=== GOAL OF THE EXERCISE ===
Write every record out again exactly, and keep images out of it.

=== RECORDS PROVIDED ===
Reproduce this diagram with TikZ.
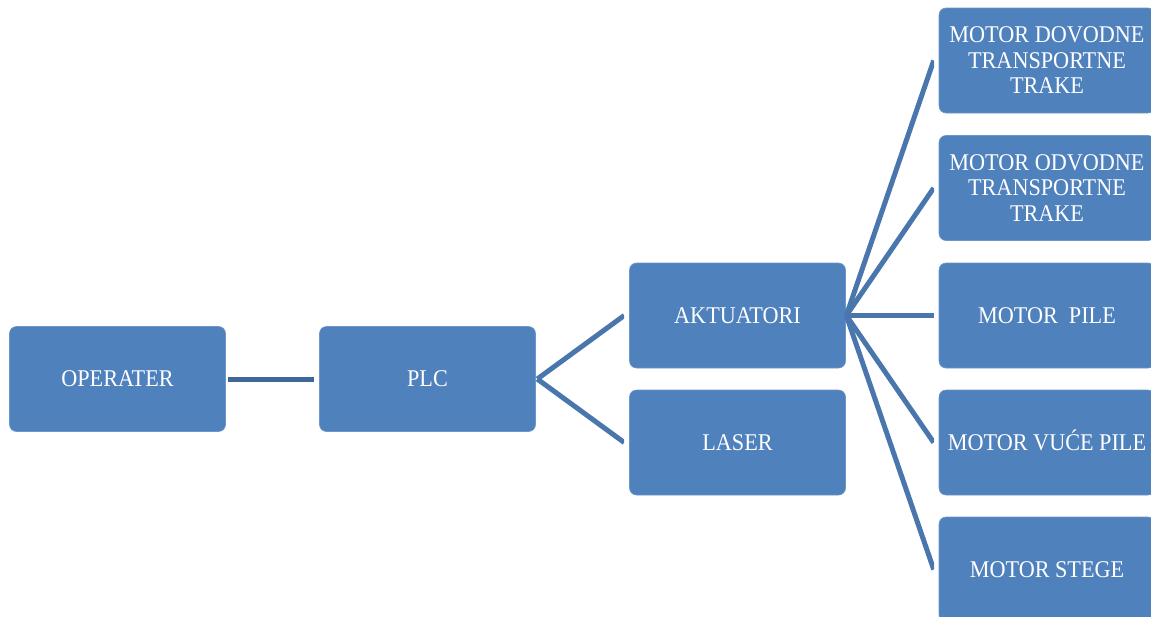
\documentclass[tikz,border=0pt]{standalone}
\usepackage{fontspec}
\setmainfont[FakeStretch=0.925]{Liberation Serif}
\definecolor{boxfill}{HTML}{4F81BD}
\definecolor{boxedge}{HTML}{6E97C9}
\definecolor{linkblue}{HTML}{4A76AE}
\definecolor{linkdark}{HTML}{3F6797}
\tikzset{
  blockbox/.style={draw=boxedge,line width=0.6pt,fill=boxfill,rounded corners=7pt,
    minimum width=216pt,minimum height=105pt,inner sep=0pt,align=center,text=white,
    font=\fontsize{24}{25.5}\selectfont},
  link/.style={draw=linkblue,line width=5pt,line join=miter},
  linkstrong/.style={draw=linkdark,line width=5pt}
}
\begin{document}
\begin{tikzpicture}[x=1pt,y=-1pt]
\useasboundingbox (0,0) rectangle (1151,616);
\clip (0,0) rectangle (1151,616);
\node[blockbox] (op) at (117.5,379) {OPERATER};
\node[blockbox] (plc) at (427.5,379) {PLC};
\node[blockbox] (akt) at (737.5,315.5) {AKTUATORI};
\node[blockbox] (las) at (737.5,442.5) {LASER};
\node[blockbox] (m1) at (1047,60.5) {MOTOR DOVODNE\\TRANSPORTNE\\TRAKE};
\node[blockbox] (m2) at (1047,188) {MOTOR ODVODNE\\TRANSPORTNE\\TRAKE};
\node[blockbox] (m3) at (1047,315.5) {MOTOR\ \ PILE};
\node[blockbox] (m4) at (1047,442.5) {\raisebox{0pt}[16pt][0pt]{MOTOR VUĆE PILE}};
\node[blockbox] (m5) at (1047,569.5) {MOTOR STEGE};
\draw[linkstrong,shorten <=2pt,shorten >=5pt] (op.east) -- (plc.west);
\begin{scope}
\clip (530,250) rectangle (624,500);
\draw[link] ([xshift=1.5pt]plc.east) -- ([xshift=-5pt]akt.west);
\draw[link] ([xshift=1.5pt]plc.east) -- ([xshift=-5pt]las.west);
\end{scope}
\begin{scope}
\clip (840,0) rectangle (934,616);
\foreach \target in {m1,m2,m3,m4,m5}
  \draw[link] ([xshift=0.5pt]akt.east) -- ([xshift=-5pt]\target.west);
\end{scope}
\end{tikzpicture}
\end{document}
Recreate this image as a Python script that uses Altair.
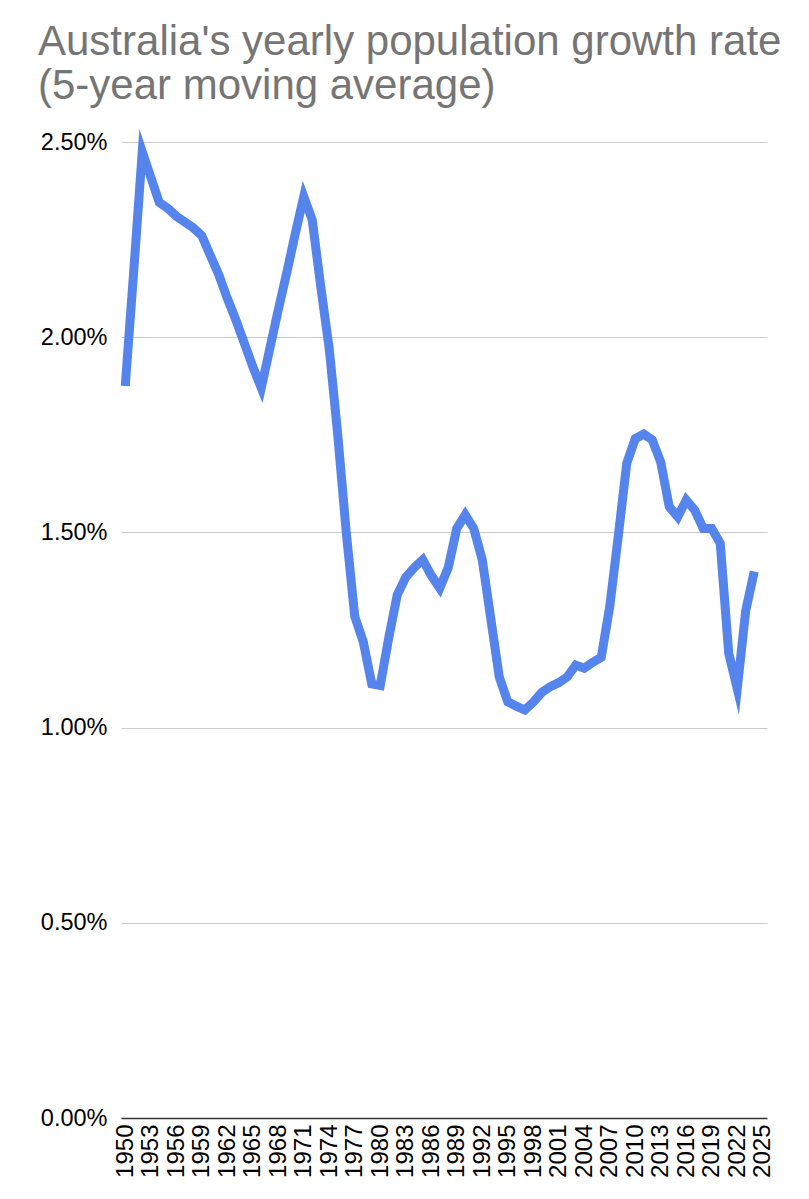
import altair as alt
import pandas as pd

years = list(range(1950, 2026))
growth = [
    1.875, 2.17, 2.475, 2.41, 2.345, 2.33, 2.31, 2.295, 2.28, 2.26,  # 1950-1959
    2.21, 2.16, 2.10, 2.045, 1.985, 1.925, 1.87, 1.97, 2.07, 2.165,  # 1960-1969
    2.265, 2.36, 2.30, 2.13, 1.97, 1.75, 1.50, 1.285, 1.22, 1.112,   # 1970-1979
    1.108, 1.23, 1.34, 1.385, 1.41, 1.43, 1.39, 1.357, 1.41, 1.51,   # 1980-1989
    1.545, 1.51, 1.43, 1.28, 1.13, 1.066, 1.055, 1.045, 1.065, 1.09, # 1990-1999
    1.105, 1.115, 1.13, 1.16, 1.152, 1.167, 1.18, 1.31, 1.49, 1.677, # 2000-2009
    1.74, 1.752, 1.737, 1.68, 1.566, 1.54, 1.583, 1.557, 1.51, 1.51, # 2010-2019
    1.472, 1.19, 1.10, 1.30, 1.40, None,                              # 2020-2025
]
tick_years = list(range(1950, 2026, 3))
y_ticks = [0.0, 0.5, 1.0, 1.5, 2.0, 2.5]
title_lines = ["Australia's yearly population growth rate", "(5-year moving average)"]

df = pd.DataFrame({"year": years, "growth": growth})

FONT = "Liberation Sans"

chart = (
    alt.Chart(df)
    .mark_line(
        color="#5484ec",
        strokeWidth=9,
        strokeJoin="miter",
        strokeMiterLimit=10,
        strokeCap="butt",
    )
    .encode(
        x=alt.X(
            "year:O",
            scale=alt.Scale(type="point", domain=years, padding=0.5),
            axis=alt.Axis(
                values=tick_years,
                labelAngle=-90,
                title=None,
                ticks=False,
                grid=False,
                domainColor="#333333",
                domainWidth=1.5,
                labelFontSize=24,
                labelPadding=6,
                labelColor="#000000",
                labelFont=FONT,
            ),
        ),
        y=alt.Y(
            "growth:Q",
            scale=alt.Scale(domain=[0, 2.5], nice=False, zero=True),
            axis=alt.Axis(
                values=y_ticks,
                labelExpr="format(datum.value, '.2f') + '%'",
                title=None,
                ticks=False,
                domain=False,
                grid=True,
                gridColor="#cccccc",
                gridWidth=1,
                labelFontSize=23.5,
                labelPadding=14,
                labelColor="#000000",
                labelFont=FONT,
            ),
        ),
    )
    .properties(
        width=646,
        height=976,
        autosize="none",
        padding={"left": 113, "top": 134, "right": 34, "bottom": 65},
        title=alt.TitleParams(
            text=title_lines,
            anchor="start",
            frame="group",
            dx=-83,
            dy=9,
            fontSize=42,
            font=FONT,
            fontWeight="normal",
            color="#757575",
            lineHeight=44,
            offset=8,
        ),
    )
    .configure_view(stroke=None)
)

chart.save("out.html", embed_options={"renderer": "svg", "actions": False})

=== TASK RESULT ===
Reproduce this diagram with TikZ.
\documentclass[tikz,border=0pt]{standalone}
\usepackage{fontspec}
\setmainfont[FakeStretch=0.925]{Liberation Serif}
\definecolor{boxfill}{HTML}{4F81BD}
\definecolor{boxedge}{HTML}{6E97C9}
\definecolor{linkblue}{HTML}{4A76AE}
\definecolor{linkdark}{HTML}{3F6797}
\tikzset{
  blockbox/.style={draw=boxedge,line width=0.6pt,fill=boxfill,rounded corners=7pt,
    minimum width=216pt,minimum height=105pt,inner sep=0pt,align=center,text=white,
    font=\fontsize{24}{25.5}\selectfont},
  link/.style={draw=linkblue,line width=5pt,line join=miter},
  linkstrong/.style={draw=linkdark,line width=5pt}
}
\begin{document}
\begin{tikzpicture}[x=1pt,y=-1pt]
\useasboundingbox (0,0) rectangle (1151,616);
\clip (0,0) rectangle (1151,616);
\node[blockbox] (op) at (117.5,379) {OPERATER};
\node[blockbox] (plc) at (427.5,379) {PLC};
\node[blockbox] (akt) at (737.5,315.5) {AKTUATORI};
\node[blockbox] (las) at (737.5,442.5) {LASER};
\node[blockbox] (m1) at (1047,60.5) {MOTOR DOVODNE\\TRANSPORTNE\\TRAKE};
\node[blockbox] (m2) at (1047,188) {MOTOR ODVODNE\\TRANSPORTNE\\TRAKE};
\node[blockbox] (m3) at (1047,315.5) {MOTOR\ \ PILE};
\node[blockbox] (m4) at (1047,442.5) {\raisebox{0pt}[16pt][0pt]{MOTOR VUĆE PILE}};
\node[blockbox] (m5) at (1047,569.5) {MOTOR STEGE};
\draw[linkstrong,shorten <=2pt,shorten >=5pt] (op.east) -- (plc.west);
\begin{scope}
\clip (530,250) rectangle (624,500);
\draw[link] ([xshift=1.5pt]plc.east) -- ([xshift=-5pt]akt.west);
\draw[link] ([xshift=1.5pt]plc.east) -- ([xshift=-5pt]las.west);
\end{scope}
\begin{scope}
\clip (840,0) rectangle (934,616);
\foreach \target in {m1,m2,m3,m4,m5}
  \draw[link] ([xshift=0.5pt]akt.east) -- ([xshift=-5pt]\target.west);
\end{scope}
\end{tikzpicture}
\end{document}
Recreate this image as a Python script that uses Altair.
import altair as alt
import pandas as pd

years = list(range(1950, 2026))
growth = [
    1.875, 2.17, 2.475, 2.41, 2.345, 2.33, 2.31, 2.295, 2.28, 2.26,  # 1950-1959
    2.21, 2.16, 2.10, 2.045, 1.985, 1.925, 1.87, 1.97, 2.07, 2.165,  # 1960-1969
    2.265, 2.36, 2.30, 2.13, 1.97, 1.75, 1.50, 1.285, 1.22, 1.112,   # 1970-1979
    1.108, 1.23, 1.34, 1.385, 1.41, 1.43, 1.39, 1.357, 1.41, 1.51,   # 1980-1989
    1.545, 1.51, 1.43, 1.28, 1.13, 1.066, 1.055, 1.045, 1.065, 1.09, # 1990-1999
    1.105, 1.115, 1.13, 1.16, 1.152, 1.167, 1.18, 1.31, 1.49, 1.677, # 2000-2009
    1.74, 1.752, 1.737, 1.68, 1.566, 1.54, 1.583, 1.557, 1.51, 1.51, # 2010-2019
    1.472, 1.19, 1.10, 1.30, 1.40, None,                              # 2020-2025
]
tick_years = list(range(1950, 2026, 3))
y_ticks = [0.0, 0.5, 1.0, 1.5, 2.0, 2.5]
title_lines = ["Australia's yearly population growth rate", "(5-year moving average)"]

df = pd.DataFrame({"year": years, "growth": growth})

FONT = "Liberation Sans"

chart = (
    alt.Chart(df)
    .mark_line(
        color="#5484ec",
        strokeWidth=9,
        strokeJoin="miter",
        strokeMiterLimit=10,
        strokeCap="butt",
    )
    .encode(
        x=alt.X(
            "year:O",
            scale=alt.Scale(type="point", domain=years, padding=0.5),
            axis=alt.Axis(
                values=tick_years,
                labelAngle=-90,
                title=None,
                ticks=False,
                grid=False,
                domainColor="#333333",
                domainWidth=1.5,
                labelFontSize=24,
                labelPadding=6,
                labelColor="#000000",
                labelFont=FONT,
            ),
        ),
        y=alt.Y(
            "growth:Q",
            scale=alt.Scale(domain=[0, 2.5], nice=False, zero=True),
            axis=alt.Axis(
                values=y_ticks,
                labelExpr="format(datum.value, '.2f') + '%'",
                title=None,
                ticks=False,
                domain=False,
                grid=True,
                gridColor="#cccccc",
                gridWidth=1,
                labelFontSize=23.5,
                labelPadding=14,
                labelColor="#000000",
                labelFont=FONT,
            ),
        ),
    )
    .properties(
        width=646,
        height=976,
        autosize="none",
        padding={"left": 113, "top": 134, "right": 34, "bottom": 65},
        title=alt.TitleParams(
            text=title_lines,
            anchor="start",
            frame="group",
            dx=-83,
            dy=9,
            fontSize=42,
            font=FONT,
            fontWeight="normal",
            color="#757575",
            lineHeight=44,
            offset=8,
        ),
    )
    .configure_view(stroke=None)
)

chart.save("out.html", embed_options={"renderer": "svg", "actions": False})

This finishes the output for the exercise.